Les attentats du 11 septembre, s’ils n’ont guère modifié le monde comme l’avait fait la chute de l’URSS, ont néanmoins eu pour effet de révéler, principalement de manière indirecte ou involontaire, le décalage qui s’était installé au cours de décennie précédente entre d’une part la nouvelle réalité, et d’autre part la vision dominante de cette réalité telle qu’elle était véhiculée, en particulier, par les gouvernants, c’est à dire les acteurs principaux de la grande politique. Les effets négatifs de la mondialisation, l’érosion de la puissance des États, la montée de certaines inégalités, notamment entre les peuples, n’en sont apparus que plus insoutenables dans la mesure où l’idéologie dominante nous promettait un monde de plus en plus libre, prospère, sûr et égalitaire. Les États, les grandes institutions internationales (et les ONG) et le «marché» ne sauraient à eux seuls répondre aux menaces et aux défis que pose déjà le 21e siècle et dont on ne voit que le sommet de l’iceberg.

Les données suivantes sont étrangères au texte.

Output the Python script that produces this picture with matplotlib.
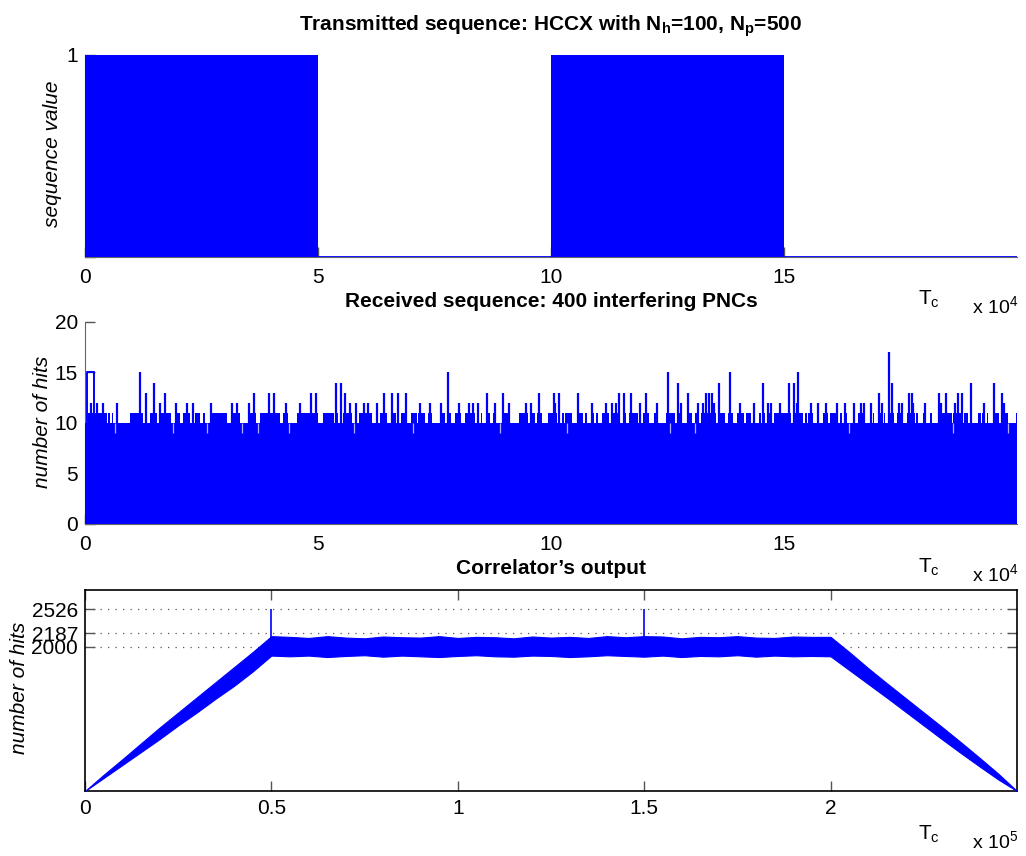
import matplotlib
matplotlib.use("Agg")
import matplotlib.pyplot as plt

plt.rcParams['font.family'] = ['Liberation Sans', 'DejaVu Sans']
plt.rcParams['mathtext.fontset'] = 'custom'
plt.rcParams['mathtext.rm'] = 'Liberation Sans'
plt.rcParams['mathtext.it'] = 'Liberation Sans:italic'
plt.rcParams['mathtext.bf'] = 'Liberation Sans:bold'

BLUE = '#0000ff'

# --- transmitted sequence (chip index in units of 1e4) ---
tx_len = 20.0
tx_on_start = [0.0, 10.0]
tx_on_end = [5.0, 15.0]

# --- received sequence: background level, level-11 runs and taller hits (x in 1e4) ---
rx_base = 10
rx_box = (0.05, 0.19, 15)
rx_11_start = [0.07, 0.50, 0.57, 0.97, 1.39, 1.60, 1.93, 2.11, 2.36, 2.54, 2.70, 3.13, 3.51, 3.75, 4.26, 4.54,
               5.11, 5.37, 5.54, 5.79, 5.89, 6.24, 6.33, 6.56, 6.78, 6.99, 7.15, 7.36, 7.64, 7.78, 7.95, 8.15,
               8.43, 8.50, 8.60, 8.76, 8.94, 9.31, 9.55, 9.69, 9.94, 10.16, 10.24, 10.31, 10.58, 10.73, 10.85,
               10.96, 11.09, 11.29, 11.54, 11.68, 11.91, 11.98, 12.21, 12.47, 12.71, 12.91, 13.09, 13.23, 13.59,
               13.79, 14.00, 14.18, 14.33, 14.47, 14.56, 14.66, 14.79, 15.20, 15.45, 15.52, 15.70, 15.84, 15.99,
               16.20, 16.29, 16.49, 16.58, 16.85, 16.91, 17.01, 17.14, 17.23, 17.42, 17.65, 17.83, 17.99, 18.13,
               18.30, 18.63, 18.87, 18.99, 19.17, 19.26, 19.36, 19.48, 19.65, 19.97]
rx_11_end = [0.47, 0.54, 0.60, 1.25, 1.55, 1.84, 2.04, 2.25, 2.47, 2.57, 3.04, 3.33, 3.68, 4.18, 4.36, 5.01,
             5.35, 5.44, 5.74, 5.83, 6.15, 6.29, 6.49, 6.68, 6.88, 7.12, 7.29, 7.45, 7.72, 7.85, 8.08, 8.37,
             8.45, 8.53, 8.69, 8.83, 9.12, 9.51, 9.66, 9.80, 10.14, 10.19, 10.28, 10.46, 10.69, 10.78, 10.92,
             11.01, 11.25, 11.48, 11.62, 11.87, 11.94, 12.11, 12.30, 12.66, 12.82, 13.02, 13.18, 13.55, 13.73,
             13.90, 14.14, 14.30, 14.38, 14.50, 14.59, 14.73, 15.15, 15.41, 15.49, 15.63, 15.75, 15.95, 16.15,
             16.25, 16.35, 16.53, 16.73, 16.88, 16.94, 17.11, 17.17, 17.37, 17.56, 17.81, 17.87, 18.04, 18.17,
             18.60, 18.85, 18.95, 19.03, 19.23, 19.31, 19.38, 19.61, 19.81, 20.00]
rx_hit_x = [0.14, 0.26, 0.39, 0.68, 1.19, 1.31, 1.48, 1.61, 1.72, 1.95, 2.18, 2.32, 2.71, 3.15, 3.27, 3.53,
            3.62, 3.95, 4.06, 4.31, 4.61, 4.86, 4.96, 5.38, 5.49, 5.59, 5.69, 5.81, 5.98, 6.08, 6.26, 6.41,
            6.59, 6.72, 6.88, 7.20, 7.40, 7.65, 7.80, 8.03, 8.24, 8.33, 8.44, 8.63, 8.80, 8.97, 9.10, 9.46,
            9.57, 9.74, 10.06, 10.09, 10.17, 10.59, 10.89, 11.19, 11.32, 11.39, 11.45, 11.56, 11.72, 11.92,
            12.03, 12.27, 12.52, 12.72, 12.80, 12.93, 13.15, 13.27, 13.33, 13.40, 13.45, 13.50, 13.61, 13.84,
            14.06, 14.35, 14.56, 14.66, 14.73, 14.91, 15.11, 15.21, 15.27, 15.31, 15.58, 15.72, 15.90, 16.13,
            16.32, 16.50, 16.65, 16.71, 16.87, 17.03, 17.10, 17.25, 17.31, 17.47, 17.54, 17.68, 17.74, 17.77,
            18.03, 18.32, 18.38, 18.48, 18.67, 18.73, 18.82, 19.01, 19.29, 19.50, 19.68, 19.73]
rx_hit_h = [12, 12, 12, 12, 15, 13, 14, 12, 13, 12, 12, 12, 12, 12, 12, 12,
            13, 13, 13, 12, 12, 13, 13, 14, 14, 13, 12, 12, 12, 12, 12, 13,
            13, 13, 13, 12, 12, 12, 15, 12, 12, 12, 12, 13, 12, 13, 12, 12,
            12, 13, 13, 12, 13, 13, 12, 12, 12, 12, 13, 13, 13, 12,
            13, 12, 15, 14, 12, 13, 12, 12, 13, 13, 13, 12, 14, 15,
            12, 12, 14, 12, 12, 12, 14, 14, 12, 15, 12, 12, 12, 12,
            12, 12, 12, 12, 12, 13, 12, 17, 14, 12, 12, 13, 13, 12,
            12, 13, 12, 13, 12, 13, 13, 14, 12, 14, 13, 12]
rx_dip_x = [0.64, 1.88, 2.61, 3.38, 3.71, 4.38, 5.77, 7.05, 8.90, 10.35, 12.55, 13.10, 16.40, 18.62, 19.80]

# --- correlator output envelope (x in 1e5) ---
corr_x = [0.00, 0.05, 0.10, 0.15, 0.20, 0.25, 0.30, 0.35, 0.40, 0.45, 0.50,
          0.55, 0.60, 0.65, 0.70, 0.75, 0.80, 0.85, 0.90, 0.95, 1.00, 1.05, 1.10, 1.15, 1.20,
          1.25, 1.30, 1.35, 1.40, 1.45, 1.50, 1.55, 1.60, 1.65, 1.70, 1.75, 1.80, 1.85, 1.90, 1.95,
          2.00, 2.05, 2.10, 2.15, 2.20, 2.25, 2.30, 2.35, 2.40, 2.45, 2.50]
corr_hi = [0, 225, 440, 660, 880, 1090, 1300, 1510, 1720, 1930, 2150,
           2140, 2125, 2150, 2130, 2120, 2145, 2135, 2130, 2150, 2125, 2140, 2135, 2120, 2145,
           2130, 2140, 2125, 2150, 2135, 2150, 2145, 2120, 2140, 2135, 2150, 2130, 2125, 2145, 2140,
           2140, 1930, 1710, 1500, 1295, 1090, 885, 675, 460, 240, 0]
corr_lo = [0, 180, 360, 540, 720, 910, 1090, 1280, 1460, 1660, 1880,
           1870, 1880, 1860, 1875, 1885, 1865, 1880, 1870, 1860, 1875, 1885, 1870, 1865, 1880,
           1875, 1860, 1870, 1885, 1875, 1865, 1880, 1860, 1875, 1870, 1885, 1865, 1880, 1870, 1875,
           1870, 1680, 1490, 1300, 1105, 910, 715, 525, 340, 160, 0]
corr_peak_x = [0.5, 1.5]
corr_peak_y = [2526, 2526]
corr_levels = [2000, 2187, 2526]

W, H = 1026, 856
fig = plt.figure(figsize=(W / 100, H / 100), dpi=100)
ax1 = fig.add_axes([0.0828, 0.6998, 0.9084, 0.236])
ax2 = fig.add_axes([0.0828, 0.3879, 0.9084, 0.236])
ax3 = fig.add_axes([0.0828, 0.0759, 0.9084, 0.2348])

# top panel: transmitted chips
ax1.plot([0, tx_len], [0, 0], color=BLUE, lw=2, zorder=3)
for a, b in zip(tx_on_start, tx_on_end):
    ax1.fill_between([a, b], 0, 1, color=BLUE, lw=0, zorder=3)
ax1.set_xlim(0, tx_len)
ax1.set_ylim(0, 1)
ax1.set_xticks([0, 5, 10, 15])
ax1.set_yticks([0, 1])
ax1.set_yticklabels(['', '1'])
for s in ['top', 'right']:
    ax1.spines[s].set_visible(False)
for s in ['left', 'bottom']:
    ax1.spines[s].set_color('#666666')

# middle panel: received hits
ax2.fill_between([0, tx_len], 0, rx_base, color=BLUE, lw=0, zorder=3)
for a, b in zip(rx_11_start, rx_11_end):
    ax2.fill_between([a, b], rx_base, 11, color=BLUE, lw=0, zorder=3)
ax2.vlines(rx_hit_x, rx_base, rx_hit_h, color=BLUE, lw=1.6, zorder=3)
ax2.plot([rx_box[0], rx_box[0], rx_box[1], rx_box[1]], [rx_base, rx_box[2], rx_box[2], rx_base],
         color=BLUE, lw=1.4, zorder=3)
ax2.vlines(rx_dip_x, 9, rx_base, color='#b0b0ff', lw=0.9, zorder=4)
ax2.set_xlim(0, tx_len)
ax2.set_ylim(0, 20)
ax2.set_xticks([0, 5, 10, 15])
ax2.set_yticks([0, 5, 10, 15, 20])
for s in ['top', 'right']:
    ax2.spines[s].set_visible(False)
for s in ['left', 'bottom']:
    ax2.spines[s].set_color('#666666')

# bottom panel: correlator output
for lv in corr_levels:
    ax3.axhline(lv, color='#555555', lw=0.9, ls=(0, (1, 5)), zorder=1)
ax3.fill_between(corr_x, corr_lo, corr_hi, color=BLUE, lw=0.8, edgecolor=BLUE, zorder=3)
ax3.vlines(corr_peak_x, 2000, corr_peak_y, color=BLUE, lw=1.2, zorder=3)
ax3.set_xlim(0, 2.5)
ax3.set_ylim(0, 2790)
ax3.set_xticks([0, 0.5, 1, 1.5, 2])
ax3.set_xticklabels(['0', '0.5', '1', '1.5', '2'])
ax3.set_yticks(corr_levels)
for s in ax3.spines.values():
    s.set_color('k')
    s.set_linewidth(1.2)

for ax in (ax1, ax2, ax3):
    ax.tick_params(direction='in', length=7, width=1, color='#555555', labelsize=15, pad=8)
    ax.tick_params(axis='y', pad=5)
ax3.tick_params(top=True, right=True)
ax3.tick_params(axis='x', pad=6)

# y labels placed at fixed pixel positions
def px_text(x, y, s, **kw):
    fig.text(x / W, 1 - y / H, s, **kw)

px_text(53, 154, 'sequence value', rotation=90, ha='center', va='center', fontsize=15, style='italic')
px_text(42, 422, 'number of hits', rotation=90, ha='center', va='center', fontsize=15, style='italic')
px_text(20, 688, 'number of hits', rotation=90, ha='center', va='center', fontsize=15, style='italic')

# titles
px_text(551, 31, r'Transmitted sequence: HCCX with N$_\mathbf{h}$=100, N$_\mathbf{p}$=500',
        ha='center', va='baseline', fontsize=15, fontweight='bold')
px_text(551, 307, 'Received sequence: 400 interfering PNCs',
        ha='center', va='baseline', fontsize=15, fontweight='bold')
px_text(551, 574, 'Correlator\u2019s output',
        ha='center', va='baseline', fontsize=15, fontweight='bold')

# axis unit labels at the right end of each panel
for yb, exp in [(305, '4'), (573, '4'), (840, '5')]:
    px_text(918, yb, r'T$_\mathrm{c}$', ha='left', va='baseline', fontsize=15)
    px_text(972, yb + 8, r'x 10$^{%s}$' % exp, ha='left', va='baseline', fontsize=14)

fig.savefig('out.png', dpi=100)
plt.close(fig)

C’est pourquoi l’élaboration et la construction d’une nouvelle architecture de gouvernance mondiale est apparue comme une nécessité et même comme un devoir moral dans un monde où tout est possible, le meilleur comme le pire, l’une ou l’autre issue dépendant dans une large mesure de la manière dont le problème de la gouvernance mondiale sera abordé dans les prochaines années.
Or, les grandes puissances «émergentes» du moment, la Chine, et l’Inde, également l’Europe – avec quelques réserves sur ces capacités de progresser dans l’avenir - vont potentiellement jouer un rôle considérable dans la résolution de ce problème puisqu’elles incarnent à leur façon deux modèles de réussite économique (pour la Chine et l’Inde), sociale et politique (pour l’Europe) alors que les puissances du passé (récent), Russie ou Etats-Unis, agissent toujours selon les repères de la guerre froide, comme en attestent la politique intérieure brutale de Poutine et la politique extérieure anachronique –sorte de continuation de cette guerre froide – de George W. Bush. Bien que notre volonté égalitariste nous pousserait à croire que tous les pays petits et grands ont leur mot à dire, le réalisme qui caractérise la grande politique nous démontre chaque jour que les acteurs de premier plan ont un poids beaucoup plus grand que les «seconds rôles», le modèle européen permettant d’ailleurs à ces derniers, lorsqu’ils ont la chance d’occuper un espace géographique au sein de l’Europe, de s’intégrer à un ensemble jouant les premiers rôles. Il reste que ces trois entités politiques ont chacune des problèmes - politiques, économiques et sociaux - qui peuvent constituer des entraves paralysantes pour ces superpuissances en devenir.